Sevginar Sali

Kimler Geldi, Neler Yaşandı

Bir süredir aklımda evirip çeviriyordum, karar ve söylemlerini gördükçe ‘Bizim başkan Nazım Hikmet’e biraz ara verip Mevlana okumalı’ diye… Çarşamba günü CHP’de yapılan basın toplantısını Işıklar, Mevlana’nın, “Aynı dili konuşanlar değil, aynı duyguları paylaşanlar anlaşabilir” sözleriyle bitirince çok şaşırdım.
Nazım Hikmet’in şiirlerini okudukça, ‘astığım astık, kestiğim kestik’ havasına girdi iyiden iyiye. Öyle ‘kendini hissettirmeden’ olmaz, ‘yumruğunu masaya vuracaksın’ diye ikide bir yazan da bendim… Ama her şeyin fazlası zarar. Işıklar ne kadar kararlı ve dik durabileceğini ispat etti. Bu konuda kendisinden artık kimse şüphe duymaz diye tahmin ediyorum.
Işıklar, tavizsiz tutumunu ortaya koydukça ona kafa tutanlar bir bir dediği, istediği noktaya gelmeye başladı.

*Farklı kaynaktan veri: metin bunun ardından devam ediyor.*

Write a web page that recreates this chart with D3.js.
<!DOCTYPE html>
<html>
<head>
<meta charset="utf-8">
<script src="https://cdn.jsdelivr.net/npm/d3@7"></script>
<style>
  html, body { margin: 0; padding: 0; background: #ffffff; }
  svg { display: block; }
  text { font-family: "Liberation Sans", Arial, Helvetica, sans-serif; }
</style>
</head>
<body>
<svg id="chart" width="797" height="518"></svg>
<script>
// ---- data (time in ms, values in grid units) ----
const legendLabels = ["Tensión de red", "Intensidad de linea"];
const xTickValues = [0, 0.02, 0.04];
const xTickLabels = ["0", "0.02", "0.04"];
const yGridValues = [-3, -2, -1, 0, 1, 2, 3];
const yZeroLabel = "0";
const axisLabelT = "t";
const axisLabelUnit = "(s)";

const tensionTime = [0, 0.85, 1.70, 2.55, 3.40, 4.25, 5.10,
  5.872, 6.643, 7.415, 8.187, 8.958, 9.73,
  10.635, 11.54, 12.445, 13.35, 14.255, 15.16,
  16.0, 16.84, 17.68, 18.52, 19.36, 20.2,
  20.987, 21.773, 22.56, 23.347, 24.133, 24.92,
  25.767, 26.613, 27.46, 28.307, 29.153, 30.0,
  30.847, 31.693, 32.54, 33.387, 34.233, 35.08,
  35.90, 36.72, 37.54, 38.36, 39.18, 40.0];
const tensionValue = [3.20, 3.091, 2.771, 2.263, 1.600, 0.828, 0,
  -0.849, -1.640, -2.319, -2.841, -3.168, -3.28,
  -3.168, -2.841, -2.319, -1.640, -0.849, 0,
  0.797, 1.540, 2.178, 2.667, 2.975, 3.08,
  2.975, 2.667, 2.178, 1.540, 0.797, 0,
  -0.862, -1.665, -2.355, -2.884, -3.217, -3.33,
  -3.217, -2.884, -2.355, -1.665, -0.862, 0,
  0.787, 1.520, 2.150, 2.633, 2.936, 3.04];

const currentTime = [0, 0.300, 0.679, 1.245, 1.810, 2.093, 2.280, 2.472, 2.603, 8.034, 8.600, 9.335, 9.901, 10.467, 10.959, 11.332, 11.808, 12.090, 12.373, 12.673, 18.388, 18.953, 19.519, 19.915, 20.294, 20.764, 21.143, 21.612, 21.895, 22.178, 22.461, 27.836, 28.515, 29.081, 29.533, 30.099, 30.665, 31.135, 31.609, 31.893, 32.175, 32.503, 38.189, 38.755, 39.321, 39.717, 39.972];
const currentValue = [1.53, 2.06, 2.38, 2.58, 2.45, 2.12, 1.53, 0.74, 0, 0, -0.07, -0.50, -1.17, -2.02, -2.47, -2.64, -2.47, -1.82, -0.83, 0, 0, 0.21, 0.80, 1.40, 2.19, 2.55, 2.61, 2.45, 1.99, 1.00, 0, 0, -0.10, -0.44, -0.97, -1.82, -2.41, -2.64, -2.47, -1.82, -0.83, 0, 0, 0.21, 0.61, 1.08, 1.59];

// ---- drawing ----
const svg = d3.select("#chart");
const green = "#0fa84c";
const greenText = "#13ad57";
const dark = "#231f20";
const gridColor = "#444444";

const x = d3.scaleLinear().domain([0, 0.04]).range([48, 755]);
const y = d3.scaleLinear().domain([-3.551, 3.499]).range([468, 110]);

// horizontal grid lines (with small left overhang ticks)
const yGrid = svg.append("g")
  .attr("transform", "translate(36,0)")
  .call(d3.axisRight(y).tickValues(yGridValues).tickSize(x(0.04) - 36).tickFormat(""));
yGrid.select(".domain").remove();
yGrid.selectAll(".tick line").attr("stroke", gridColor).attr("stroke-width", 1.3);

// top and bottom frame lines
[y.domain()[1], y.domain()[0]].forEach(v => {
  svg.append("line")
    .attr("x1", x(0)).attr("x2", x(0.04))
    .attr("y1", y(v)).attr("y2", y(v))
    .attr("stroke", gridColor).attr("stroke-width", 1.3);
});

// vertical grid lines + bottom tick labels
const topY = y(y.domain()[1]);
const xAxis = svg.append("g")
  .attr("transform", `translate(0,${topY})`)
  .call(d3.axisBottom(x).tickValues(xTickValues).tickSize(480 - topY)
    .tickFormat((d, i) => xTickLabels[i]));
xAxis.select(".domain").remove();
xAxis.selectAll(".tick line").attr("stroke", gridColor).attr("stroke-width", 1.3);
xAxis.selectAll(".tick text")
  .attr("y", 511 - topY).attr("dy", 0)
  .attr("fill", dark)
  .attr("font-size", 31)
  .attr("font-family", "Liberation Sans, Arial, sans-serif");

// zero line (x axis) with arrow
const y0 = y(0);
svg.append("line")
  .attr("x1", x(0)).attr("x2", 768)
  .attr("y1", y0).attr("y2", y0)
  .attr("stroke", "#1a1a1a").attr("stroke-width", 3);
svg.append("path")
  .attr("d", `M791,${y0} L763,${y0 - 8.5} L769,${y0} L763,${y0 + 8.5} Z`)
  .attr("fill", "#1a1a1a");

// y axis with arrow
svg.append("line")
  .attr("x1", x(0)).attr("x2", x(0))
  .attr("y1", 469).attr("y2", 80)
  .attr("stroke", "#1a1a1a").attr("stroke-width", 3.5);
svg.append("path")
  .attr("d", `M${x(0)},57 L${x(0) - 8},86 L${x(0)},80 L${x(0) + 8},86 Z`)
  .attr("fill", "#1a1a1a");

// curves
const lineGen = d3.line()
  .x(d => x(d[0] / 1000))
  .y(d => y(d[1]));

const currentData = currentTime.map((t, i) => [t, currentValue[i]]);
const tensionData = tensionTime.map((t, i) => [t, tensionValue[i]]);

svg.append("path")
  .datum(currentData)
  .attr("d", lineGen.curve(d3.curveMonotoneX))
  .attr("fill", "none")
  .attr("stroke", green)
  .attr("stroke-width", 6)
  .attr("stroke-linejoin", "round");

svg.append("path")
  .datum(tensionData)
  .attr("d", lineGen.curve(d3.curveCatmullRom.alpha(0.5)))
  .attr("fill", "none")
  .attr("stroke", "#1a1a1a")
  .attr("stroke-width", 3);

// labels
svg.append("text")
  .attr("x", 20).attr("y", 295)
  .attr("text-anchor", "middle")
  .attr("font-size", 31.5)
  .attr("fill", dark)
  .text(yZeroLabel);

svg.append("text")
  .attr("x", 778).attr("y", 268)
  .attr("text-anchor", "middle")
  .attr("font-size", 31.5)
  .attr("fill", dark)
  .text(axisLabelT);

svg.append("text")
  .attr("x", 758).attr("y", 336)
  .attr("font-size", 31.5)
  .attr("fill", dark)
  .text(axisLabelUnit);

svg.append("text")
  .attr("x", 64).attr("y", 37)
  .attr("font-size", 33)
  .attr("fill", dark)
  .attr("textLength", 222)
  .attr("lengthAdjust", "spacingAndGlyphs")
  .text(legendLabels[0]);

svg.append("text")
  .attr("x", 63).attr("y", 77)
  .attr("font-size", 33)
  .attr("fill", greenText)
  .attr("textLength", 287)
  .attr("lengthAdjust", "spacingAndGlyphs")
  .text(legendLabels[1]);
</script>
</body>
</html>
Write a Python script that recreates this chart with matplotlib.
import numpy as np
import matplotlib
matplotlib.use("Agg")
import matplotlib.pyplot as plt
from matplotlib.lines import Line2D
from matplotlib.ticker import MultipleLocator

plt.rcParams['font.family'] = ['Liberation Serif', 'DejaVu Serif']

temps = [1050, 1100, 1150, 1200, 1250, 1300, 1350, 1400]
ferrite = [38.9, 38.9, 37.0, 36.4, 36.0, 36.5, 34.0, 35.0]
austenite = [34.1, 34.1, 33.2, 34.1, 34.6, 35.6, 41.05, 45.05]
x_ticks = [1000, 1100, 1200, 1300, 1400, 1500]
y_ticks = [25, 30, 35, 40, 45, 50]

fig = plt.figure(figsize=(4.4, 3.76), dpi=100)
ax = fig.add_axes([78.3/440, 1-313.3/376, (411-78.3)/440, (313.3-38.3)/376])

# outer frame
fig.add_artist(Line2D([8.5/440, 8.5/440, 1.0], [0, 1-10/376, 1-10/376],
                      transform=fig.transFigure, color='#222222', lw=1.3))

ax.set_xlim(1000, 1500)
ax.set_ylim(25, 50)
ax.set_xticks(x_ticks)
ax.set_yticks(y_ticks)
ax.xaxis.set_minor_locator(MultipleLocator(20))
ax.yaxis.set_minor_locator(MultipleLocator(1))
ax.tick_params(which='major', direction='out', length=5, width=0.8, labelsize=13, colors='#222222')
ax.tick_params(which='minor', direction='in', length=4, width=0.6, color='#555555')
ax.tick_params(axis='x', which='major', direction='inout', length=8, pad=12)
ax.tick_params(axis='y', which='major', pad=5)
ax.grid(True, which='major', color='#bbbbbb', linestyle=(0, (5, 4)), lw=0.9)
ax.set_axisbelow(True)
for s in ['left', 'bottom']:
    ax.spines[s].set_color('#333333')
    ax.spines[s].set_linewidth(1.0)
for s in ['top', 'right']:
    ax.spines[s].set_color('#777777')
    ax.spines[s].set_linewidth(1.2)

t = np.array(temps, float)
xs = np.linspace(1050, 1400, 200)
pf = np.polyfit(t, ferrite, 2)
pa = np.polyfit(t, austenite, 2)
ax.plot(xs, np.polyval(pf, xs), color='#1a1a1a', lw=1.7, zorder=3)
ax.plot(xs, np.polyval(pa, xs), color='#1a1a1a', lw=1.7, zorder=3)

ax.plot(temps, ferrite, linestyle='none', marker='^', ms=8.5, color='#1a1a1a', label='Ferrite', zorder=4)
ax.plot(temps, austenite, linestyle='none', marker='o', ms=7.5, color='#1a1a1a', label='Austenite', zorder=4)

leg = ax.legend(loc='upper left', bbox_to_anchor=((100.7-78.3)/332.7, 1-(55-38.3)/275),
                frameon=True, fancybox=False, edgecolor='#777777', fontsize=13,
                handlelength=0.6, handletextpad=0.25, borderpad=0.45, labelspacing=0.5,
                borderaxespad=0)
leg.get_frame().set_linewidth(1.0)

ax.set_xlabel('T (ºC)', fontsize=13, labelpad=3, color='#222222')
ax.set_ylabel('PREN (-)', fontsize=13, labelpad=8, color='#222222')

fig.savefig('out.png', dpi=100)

Ama hiç bir şey tek taraflı olmaz. Metin Karakaş’ın sıkça ifade ettiği bir yaklaşım tarzı var, “Bize bir adım gelene biz on adım yaklaşırız” diye. Belki o kadar da abartmaya gerek yok ama size bir adım gelen insana sırtınızı dönmek Işıklar’ın konumu ve iddiasındaki bir kişiye yakışmaz. Çokça haksızlık, bir o kadar saldırı gördü 2,5 yıllık belediye başkanlığında ve şu bir gerçek ki gördükleri göreceklerinin yarısı bile değildir. Şöyle de bir gerçek var ki bu durum canını ne kadar sıkarsa sıksın, her defasında silkelenip, azimle işine devam etti.
Hazır Mevlana’dan alıntılar da yapmaya başlayınca Belediye Başkanımız, çizgisinde nasıl bir değişiklik yapması gerektiğinin farkında bence. Bu konuda şahsi fikrimi daha açık yazma taraftarı değilim.

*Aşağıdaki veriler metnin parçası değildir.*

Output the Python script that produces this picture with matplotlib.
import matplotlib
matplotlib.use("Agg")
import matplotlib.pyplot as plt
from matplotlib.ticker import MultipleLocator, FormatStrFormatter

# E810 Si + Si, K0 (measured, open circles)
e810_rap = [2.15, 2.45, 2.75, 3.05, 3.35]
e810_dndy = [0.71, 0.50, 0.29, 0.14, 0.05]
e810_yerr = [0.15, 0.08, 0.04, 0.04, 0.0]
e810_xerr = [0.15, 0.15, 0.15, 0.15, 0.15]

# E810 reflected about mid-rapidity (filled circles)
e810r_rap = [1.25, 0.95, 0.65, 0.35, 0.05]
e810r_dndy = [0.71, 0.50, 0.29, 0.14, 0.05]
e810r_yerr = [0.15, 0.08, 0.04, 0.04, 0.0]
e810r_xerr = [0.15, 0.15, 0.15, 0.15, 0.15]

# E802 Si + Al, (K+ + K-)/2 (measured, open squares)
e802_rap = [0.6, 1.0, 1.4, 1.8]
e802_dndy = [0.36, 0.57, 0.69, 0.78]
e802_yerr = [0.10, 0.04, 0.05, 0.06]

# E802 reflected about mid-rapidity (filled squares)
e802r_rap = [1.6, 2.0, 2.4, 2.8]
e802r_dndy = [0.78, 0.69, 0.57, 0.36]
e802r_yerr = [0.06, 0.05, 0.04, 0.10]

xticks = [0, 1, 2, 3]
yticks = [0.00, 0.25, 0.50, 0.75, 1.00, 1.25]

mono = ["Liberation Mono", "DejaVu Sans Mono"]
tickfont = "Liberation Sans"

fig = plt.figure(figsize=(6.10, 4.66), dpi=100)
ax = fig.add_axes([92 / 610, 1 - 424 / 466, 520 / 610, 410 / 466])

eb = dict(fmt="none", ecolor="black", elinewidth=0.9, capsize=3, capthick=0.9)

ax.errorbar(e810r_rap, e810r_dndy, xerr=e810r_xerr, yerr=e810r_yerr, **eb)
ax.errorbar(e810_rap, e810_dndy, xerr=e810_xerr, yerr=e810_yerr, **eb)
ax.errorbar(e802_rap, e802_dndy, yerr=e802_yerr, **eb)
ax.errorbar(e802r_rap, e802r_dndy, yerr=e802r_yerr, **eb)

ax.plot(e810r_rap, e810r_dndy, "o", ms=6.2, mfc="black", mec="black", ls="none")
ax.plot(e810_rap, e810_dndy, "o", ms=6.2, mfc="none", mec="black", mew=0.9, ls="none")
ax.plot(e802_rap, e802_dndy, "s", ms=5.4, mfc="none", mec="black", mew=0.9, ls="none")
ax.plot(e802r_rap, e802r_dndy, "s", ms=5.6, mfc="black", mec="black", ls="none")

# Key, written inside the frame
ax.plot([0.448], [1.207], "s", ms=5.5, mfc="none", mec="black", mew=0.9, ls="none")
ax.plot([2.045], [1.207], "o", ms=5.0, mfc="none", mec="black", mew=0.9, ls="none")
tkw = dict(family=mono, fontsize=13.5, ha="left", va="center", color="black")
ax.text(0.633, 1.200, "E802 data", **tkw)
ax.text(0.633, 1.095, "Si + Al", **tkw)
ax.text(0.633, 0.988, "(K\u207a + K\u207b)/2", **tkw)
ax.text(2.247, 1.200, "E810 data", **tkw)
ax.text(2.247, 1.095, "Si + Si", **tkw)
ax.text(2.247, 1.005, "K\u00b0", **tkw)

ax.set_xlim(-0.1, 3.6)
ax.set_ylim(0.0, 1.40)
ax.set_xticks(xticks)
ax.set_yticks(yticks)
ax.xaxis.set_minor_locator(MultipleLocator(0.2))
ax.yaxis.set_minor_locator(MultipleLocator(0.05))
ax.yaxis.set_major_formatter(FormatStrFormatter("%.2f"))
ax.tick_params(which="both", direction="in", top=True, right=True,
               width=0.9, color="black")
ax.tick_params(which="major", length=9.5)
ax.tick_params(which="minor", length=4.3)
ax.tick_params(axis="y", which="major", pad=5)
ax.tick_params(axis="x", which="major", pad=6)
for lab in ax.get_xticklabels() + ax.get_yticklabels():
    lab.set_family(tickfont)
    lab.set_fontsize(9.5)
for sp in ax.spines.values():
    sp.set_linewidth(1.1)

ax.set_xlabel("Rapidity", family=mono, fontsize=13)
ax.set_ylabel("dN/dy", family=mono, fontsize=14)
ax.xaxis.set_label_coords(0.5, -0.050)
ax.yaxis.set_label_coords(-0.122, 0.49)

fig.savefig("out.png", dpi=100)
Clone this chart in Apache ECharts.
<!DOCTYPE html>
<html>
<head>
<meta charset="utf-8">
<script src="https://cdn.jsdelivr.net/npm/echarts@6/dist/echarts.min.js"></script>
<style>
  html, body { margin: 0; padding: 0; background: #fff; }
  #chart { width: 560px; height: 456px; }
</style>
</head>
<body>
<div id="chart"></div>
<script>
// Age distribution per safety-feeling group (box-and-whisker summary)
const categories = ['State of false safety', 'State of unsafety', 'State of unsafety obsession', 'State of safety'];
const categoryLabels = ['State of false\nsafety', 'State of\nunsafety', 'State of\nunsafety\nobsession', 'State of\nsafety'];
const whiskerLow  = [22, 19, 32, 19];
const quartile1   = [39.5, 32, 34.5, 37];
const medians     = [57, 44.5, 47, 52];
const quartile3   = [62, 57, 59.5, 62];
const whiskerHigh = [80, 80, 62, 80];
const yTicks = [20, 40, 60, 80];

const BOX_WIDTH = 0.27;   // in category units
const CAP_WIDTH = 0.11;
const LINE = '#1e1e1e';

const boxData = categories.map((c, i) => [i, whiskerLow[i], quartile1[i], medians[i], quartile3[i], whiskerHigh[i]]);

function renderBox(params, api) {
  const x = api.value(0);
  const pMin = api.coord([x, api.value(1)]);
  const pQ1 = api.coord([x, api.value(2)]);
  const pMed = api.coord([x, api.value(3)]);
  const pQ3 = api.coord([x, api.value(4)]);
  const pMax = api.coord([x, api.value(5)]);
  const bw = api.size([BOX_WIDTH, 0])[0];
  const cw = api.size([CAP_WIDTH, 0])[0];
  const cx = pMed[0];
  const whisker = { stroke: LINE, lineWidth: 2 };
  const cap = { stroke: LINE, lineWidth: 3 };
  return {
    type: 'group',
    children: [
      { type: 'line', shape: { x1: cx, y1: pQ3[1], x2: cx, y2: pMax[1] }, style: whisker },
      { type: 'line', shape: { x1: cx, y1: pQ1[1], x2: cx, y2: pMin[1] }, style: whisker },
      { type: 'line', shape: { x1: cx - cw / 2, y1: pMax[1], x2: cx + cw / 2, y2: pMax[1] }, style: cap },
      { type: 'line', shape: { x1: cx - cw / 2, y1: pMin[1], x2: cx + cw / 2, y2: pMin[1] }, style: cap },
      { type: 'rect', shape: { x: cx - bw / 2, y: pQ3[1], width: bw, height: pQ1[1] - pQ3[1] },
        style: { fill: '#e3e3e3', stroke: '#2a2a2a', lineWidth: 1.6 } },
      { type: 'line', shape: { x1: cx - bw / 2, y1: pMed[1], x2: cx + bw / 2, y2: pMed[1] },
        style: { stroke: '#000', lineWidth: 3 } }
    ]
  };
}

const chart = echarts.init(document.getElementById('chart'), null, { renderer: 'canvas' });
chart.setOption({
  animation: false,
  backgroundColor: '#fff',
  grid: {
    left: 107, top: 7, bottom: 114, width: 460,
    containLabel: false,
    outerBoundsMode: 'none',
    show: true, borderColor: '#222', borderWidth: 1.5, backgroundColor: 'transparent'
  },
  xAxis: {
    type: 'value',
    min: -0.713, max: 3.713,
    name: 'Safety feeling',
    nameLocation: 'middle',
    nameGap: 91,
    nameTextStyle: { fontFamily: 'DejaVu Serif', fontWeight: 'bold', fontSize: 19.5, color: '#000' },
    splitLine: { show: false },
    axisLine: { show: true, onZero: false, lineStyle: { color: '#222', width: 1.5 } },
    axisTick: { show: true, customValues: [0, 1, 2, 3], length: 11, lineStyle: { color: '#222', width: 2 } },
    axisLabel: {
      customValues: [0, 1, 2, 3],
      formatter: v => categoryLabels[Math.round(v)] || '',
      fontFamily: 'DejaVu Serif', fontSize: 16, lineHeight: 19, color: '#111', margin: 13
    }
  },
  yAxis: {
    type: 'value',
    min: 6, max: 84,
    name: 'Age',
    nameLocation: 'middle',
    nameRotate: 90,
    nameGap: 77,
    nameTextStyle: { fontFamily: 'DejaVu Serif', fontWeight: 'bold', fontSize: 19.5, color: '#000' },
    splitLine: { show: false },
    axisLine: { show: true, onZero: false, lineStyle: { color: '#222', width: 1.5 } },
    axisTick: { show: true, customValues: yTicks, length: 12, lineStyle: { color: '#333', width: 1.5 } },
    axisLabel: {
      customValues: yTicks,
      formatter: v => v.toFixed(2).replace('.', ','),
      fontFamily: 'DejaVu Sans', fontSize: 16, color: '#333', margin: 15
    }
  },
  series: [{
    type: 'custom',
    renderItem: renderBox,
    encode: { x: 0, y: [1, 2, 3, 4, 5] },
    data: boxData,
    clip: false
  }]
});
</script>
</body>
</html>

Işıklar, çoklu cephe savaşından yorulmuş olabilir ama çok da güçlendi, normal koşullarda idrakı mümkün olmayan gerçeklerin farkına vardı. Bazı savaşlarda kazanan da olmaz kaybeden de. Taraflar bir şeyler kaybetmiş veya kazanmıştır ama bu sürecin mutlak suretle sonunu mağlubiyet veya zafer olarak adlandırmak için yetersizdir.
Hürhaber’i Hürhaber yapan gerçeğin temelinde matbaasına vurulan mühür yatıyor bana göre. Hüseyin Turan veya Tülay Kaynarca bu konuda ne kazandı, biz ne kaybettik? Onların kazanamayıp, bizim için bir kayıp söz konusu olmadığı üzerinden yıllar geçince daha net anlaşılıyor.
Neyse dönelim bugüne… Ve asıl Başkanın bu Mevlana ilgisinden yararlanarak söylemek istediğime… Özcan Işıklar, kendisi için çok sıkı bir mücadele verdi. Silivri ve CHP için de ne kadar kararlı olabileceğini gösterebileceği bir fırsat var elinde bana göre… Her fırsat değerlendirildiğinde illa iyi sonuç verecek diye bir şey yok, ama bu imkanı kullanmazsanız, bu gerçek daha sonra hep aklınızı kurcalar.
Çarşamba günkü basın toplantısının sonunda CHP’nin önde gelen isimlerinin oluşturduğu kadroya son anda hamle yaparak dahil olan Abdullah Yıldırım’ın kendine yeterince zarar verdiğini düşünüyorum. Özcan Işıklar, kendisine yapılan kötülükleri unutmamakla ün yaparken, iyilik yapanları da sürekli hatırladığını söylemek gerekir. Aralarındaki anlaşmazlık tamamen kişisel. Karakter olarak bugün de bir araya gelseler anlaşamadıkları noktalar anlaştıklarını sollar. Siyasi işbirlikleri ise, gerçekleştiği koşullarda, son derece iyi bir sonuç koydu ortaya. Abdullah Yıldırım’ın Özcan Işıklar ile kişisel husumeti onu daha az CHP’li yapmamalı, Belediye Başkanının seçimindeki etkisini gölgelememeli.